In the late 19th century, as the Reform movement was coming into its own in Germany, there was a struggle between those who wanted to retain traditional liturgical modes and those who sought to modernize. Salomon Sulzer, who served as a cantor at the Seitenstettengasse Temple in Vienna from 1826 to 1890, engineered a compromise by taking the traditional Southern German nussach, or liturgical mode, and putting it into the framework of 19th-century compositional style, using an organ, a choir and, at times, the German language. Several decades later, Louis Lewandowski, the choir director at Berlin’s New Synagogue, drew on Eastern German nussach for modern compositions, to become a force felt throughout the Ashkenazic liturgical world.
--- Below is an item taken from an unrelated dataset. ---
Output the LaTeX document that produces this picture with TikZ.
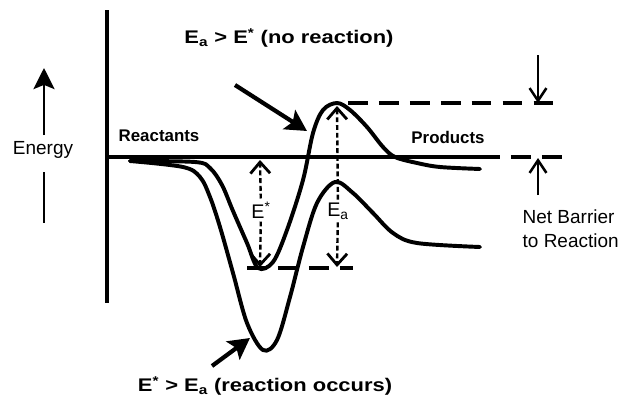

Selig said he always wonders what would have happened to this music had the Holocaust not intervened. Though a number of German Jews immigrated to the United States, the emphasis in American synagogues has been on participation. German-Jewish compositions are generally not participatory, and to the American ear they may sound like they belong in a concert hall, not a synagogue service.
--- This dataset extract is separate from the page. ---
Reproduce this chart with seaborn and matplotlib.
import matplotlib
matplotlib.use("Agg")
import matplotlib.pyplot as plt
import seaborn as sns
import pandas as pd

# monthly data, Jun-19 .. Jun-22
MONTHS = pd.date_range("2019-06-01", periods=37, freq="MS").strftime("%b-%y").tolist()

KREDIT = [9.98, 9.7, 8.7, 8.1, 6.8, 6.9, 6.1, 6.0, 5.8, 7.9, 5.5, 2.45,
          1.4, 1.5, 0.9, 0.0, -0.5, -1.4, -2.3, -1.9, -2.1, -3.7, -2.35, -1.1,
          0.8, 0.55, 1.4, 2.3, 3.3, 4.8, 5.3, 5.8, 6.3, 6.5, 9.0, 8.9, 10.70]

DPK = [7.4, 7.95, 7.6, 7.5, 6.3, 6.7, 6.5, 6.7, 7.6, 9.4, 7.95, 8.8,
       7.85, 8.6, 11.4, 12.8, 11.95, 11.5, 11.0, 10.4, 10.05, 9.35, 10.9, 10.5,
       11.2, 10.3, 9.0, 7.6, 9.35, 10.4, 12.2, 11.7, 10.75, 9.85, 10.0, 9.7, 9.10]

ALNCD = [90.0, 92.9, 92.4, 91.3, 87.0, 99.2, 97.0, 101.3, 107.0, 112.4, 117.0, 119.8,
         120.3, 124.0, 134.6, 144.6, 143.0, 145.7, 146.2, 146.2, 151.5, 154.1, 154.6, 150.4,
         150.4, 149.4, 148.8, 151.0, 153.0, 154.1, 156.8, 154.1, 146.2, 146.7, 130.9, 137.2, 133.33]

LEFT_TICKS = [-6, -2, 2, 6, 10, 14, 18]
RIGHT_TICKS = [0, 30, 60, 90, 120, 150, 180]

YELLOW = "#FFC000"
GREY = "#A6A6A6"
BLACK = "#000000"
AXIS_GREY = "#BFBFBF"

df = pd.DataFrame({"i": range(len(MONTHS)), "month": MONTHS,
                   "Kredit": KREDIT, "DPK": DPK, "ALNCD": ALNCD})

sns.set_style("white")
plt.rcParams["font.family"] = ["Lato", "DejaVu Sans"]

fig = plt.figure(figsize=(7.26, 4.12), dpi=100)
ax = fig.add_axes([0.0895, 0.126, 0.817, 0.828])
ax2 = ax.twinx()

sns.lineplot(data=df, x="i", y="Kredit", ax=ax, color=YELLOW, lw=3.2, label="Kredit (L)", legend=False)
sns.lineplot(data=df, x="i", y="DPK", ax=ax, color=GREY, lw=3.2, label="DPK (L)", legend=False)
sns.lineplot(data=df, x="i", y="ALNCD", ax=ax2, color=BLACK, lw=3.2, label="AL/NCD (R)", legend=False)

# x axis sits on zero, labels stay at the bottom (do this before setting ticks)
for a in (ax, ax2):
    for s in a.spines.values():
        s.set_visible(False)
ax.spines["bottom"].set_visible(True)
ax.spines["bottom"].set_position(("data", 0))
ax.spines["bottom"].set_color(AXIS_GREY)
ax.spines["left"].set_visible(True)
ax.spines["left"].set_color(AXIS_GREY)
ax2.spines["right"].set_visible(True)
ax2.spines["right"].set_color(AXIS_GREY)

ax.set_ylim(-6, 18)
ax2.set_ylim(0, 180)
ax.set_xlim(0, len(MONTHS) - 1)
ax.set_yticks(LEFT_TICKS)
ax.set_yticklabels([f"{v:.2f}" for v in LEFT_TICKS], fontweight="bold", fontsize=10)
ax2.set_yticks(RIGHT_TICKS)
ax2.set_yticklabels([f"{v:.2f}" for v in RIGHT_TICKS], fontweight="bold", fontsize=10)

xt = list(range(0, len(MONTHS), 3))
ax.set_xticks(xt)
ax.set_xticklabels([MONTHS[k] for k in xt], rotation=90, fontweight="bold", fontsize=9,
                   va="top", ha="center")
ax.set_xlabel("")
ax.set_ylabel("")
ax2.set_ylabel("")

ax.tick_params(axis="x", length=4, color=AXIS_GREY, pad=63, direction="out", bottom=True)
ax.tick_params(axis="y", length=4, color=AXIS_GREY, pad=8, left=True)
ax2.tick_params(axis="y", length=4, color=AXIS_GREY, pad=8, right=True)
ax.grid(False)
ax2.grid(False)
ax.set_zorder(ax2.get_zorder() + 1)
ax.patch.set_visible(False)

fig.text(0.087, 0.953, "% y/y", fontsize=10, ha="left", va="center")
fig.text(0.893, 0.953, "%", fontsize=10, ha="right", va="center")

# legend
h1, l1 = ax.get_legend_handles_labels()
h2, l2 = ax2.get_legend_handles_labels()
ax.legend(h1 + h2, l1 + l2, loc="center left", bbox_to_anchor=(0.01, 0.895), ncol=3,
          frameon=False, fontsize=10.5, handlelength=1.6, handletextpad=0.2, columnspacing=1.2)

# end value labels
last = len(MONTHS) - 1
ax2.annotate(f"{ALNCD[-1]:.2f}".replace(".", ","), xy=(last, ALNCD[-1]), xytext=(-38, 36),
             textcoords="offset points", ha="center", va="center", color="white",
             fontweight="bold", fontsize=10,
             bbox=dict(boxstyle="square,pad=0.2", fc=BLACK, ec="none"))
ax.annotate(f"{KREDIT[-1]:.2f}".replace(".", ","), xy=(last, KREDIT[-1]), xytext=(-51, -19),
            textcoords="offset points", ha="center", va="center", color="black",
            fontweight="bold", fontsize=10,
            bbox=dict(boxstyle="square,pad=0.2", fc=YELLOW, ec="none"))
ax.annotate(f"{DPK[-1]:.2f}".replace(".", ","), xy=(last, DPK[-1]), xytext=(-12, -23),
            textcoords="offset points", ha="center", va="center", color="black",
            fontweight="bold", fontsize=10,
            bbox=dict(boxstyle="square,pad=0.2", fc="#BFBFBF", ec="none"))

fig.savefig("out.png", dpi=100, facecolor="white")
Even the experts may be unfamiliar with them. Cantorial training at the Conservative Movement’s Jewish Theological Seminary and at the Reform Movement’s Hebrew Union College is a combination of traditional Ashkenazic nussach, with its roots lying in Eastern Europe, and modern compositions that emerged from American folk music of the 1960s and 1970s. At these institutions, German-Jewish chazzanut is taught only in the odd course or two. And although parts of all synagogue services may use German-Jewish melodies — for example, the “traditional” Shema melody that contemporary Jews of all denominations recite is a Sulzer composition — usually they are folklorized and congregants are usually not aware of their provenance.

This is why, approximately 10 years ago, Selig began collecting this music. His mother and father were from Berlin and Mannheim, Germany, respectively. He had grown up attending Congregation Habonim, a Conservative synagogue founded by German Jews in 1939 on Manhattan’s Upper West Side. The synagogue had an organ and a choir and maintained the liturgical tradition of the German Liberal movement — an outgrowth of the German Reform movement and a close cousin of the American Conservative movement — under the leadership of émigré Cantor Erwin Hirsch, one of several cantors who brought their tradition with them to the United States.
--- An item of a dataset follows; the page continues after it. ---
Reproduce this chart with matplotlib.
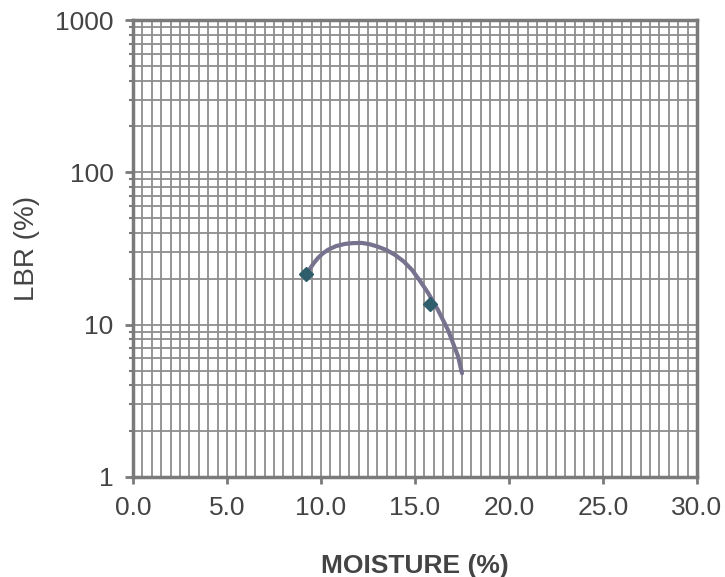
import numpy as np
import matplotlib.pyplot as plt
from matplotlib.ticker import MultipleLocator, LogLocator, FixedFormatter, FixedLocator, NullFormatter

#%% Data
moisture = [9.2, 15.8]
lbr = [21.5, 13.7]

# trendline, traced point by point
trend_x = [9.31, 9.6, 9.84, 10.1, 10.37, 10.8, 11.28, 11.7, 12.18, 12.6, 13.03, 13.5,
           13.94, 14.4, 14.84, 15.25, 15.69, 16.22, 16.76, 17.29, 17.50]
trend_y = [22.3, 25.2, 27.4, 29.4, 31.0, 32.8, 33.9, 34.3, 34.4, 33.7, 32.5, 30.8,
           28.7, 26.0, 22.9, 19.5, 16.2, 12.5, 9.2, 6.2, 4.8]

xticks = [0, 5, 10, 15, 20, 25, 30]
xticklabels = ['0.0', '5.0', '10.0', '15.0', '20.0', '25.0', '30.0']
yticks = [1, 10, 100, 1000]
yticklabels = ['1', '10', '100', '1000']

#%% Style
grid_col = '#8e8e8e'
spine_col = '#7a7a7a'
text_col = '#444444'
plt.rcParams['font.family'] = ['Liberation Sans', 'DejaVu Sans']

#%% Plot
f = plt.figure(figsize=(7.25, 5.77), dpi=100)
ax = f.add_axes([133/725, 1 - 477/577, (697 - 133)/725, (477 - 20)/577])

ax.set_yscale('log')
ax.set_xlim(0, 30)
ax.set_ylim(1, 1000)

ax.xaxis.set_major_locator(FixedLocator(xticks))
ax.xaxis.set_major_formatter(FixedFormatter(xticklabels))
ax.xaxis.set_minor_locator(MultipleLocator(0.5))
ax.yaxis.set_major_locator(FixedLocator(yticks))
ax.yaxis.set_major_formatter(FixedFormatter(yticklabels))
ax.yaxis.set_minor_locator(LogLocator(base=10, subs=np.arange(2, 10)))
ax.yaxis.set_minor_formatter(NullFormatter())

ax.grid(True, which='both', color=grid_col, lw=1.3)
ax.set_axisbelow(True)

ax.plot(trend_x, trend_y, color='#77738f', lw=3, solid_capstyle='round',
        solid_joinstyle='round', zorder=3)
ax.plot(moisture, lbr, ls='none', marker='D', ms=7, color='#2f5d6b', zorder=4)

for s in ax.spines.values():
    s.set_color(spine_col)
    s.set_linewidth(2.5)

ax.tick_params(axis='x', which='major', direction='out', length=5, width=2,
               color=spine_col, labelsize=19, labelcolor=text_col, pad=9)
ax.tick_params(axis='x', which='minor', length=0)
ax.tick_params(axis='y', which='major', direction='out', length=6, width=2,
               color=spine_col, labelsize=19, labelcolor=text_col, pad=8)
ax.tick_params(axis='y', which='minor', direction='out', length=3, width=1.5,
               color=spine_col)

ax.set_xlabel('MOISTURE (%)', fontsize=19, fontweight='bold', color=text_col, labelpad=24)
ax.set_ylabel('LBR (%)', fontsize=20, color=text_col, labelpad=11)

plt.savefig('out.png', dpi=100)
“Shortly after my father died, in 1987, we left Habonim for a few years, because it was very emotional to go back and listen to this music,” said Selig. When he returned in 1993, Selig realized that the congregation was dying and that the traditions with which he had grown up would be lost. He began asking Hirsch about the origins of the music. “And to every question I asked, the answer was, ‘I don’t know,’” recalled Selig, who soon set about obtaining recordings of each piece sung at Habonim. Hirsch knew the composers, but seemed uninterested beyond that.

“Not only did I want recordings, but I wanted the music — not Xerox copies, the original music. I started calling every cantor in New York City, and I made it my business to go visit every cantor,” Selig said. “And every cantor in New York City was absolutely floored that there was someone out there who was even remotely interested in this stuff.”

They were so surprised, remembers Selig, that they began giving him all the music they had languishing on bookshelves, in synagogue basements, in the backs of closets. Soon he found himself with first editions of works by Sulzer, Lewandowski and others. And because prayer books varied from community to community in Germany, the trick, Selig realized, was to collect music, recordings and prayer books.

Within a decade, Selig had acquired an enormous collection, which he now houses in an attic furnished sparsely with metal filing cabinets and plastic storage boxes lining the walls. When Selig plays his CDs, the room fills with rich baritones, plaintive tenors and the resonating tones of an organ.

“Ralph is unique,” said Rebecca Garfein, one of three cantors who will sing at next week’s concert. “He is not a cantor, but he’s so knowledgeable on the subject he should have a degree in it.”

Not only is he knowledgeable. He’s also very loyal. Selig believes that, against all odds, this music will survive.

“We will always come back to good chazzones,” he said, pronouncing chazzanut the traditional Ashkenazic way.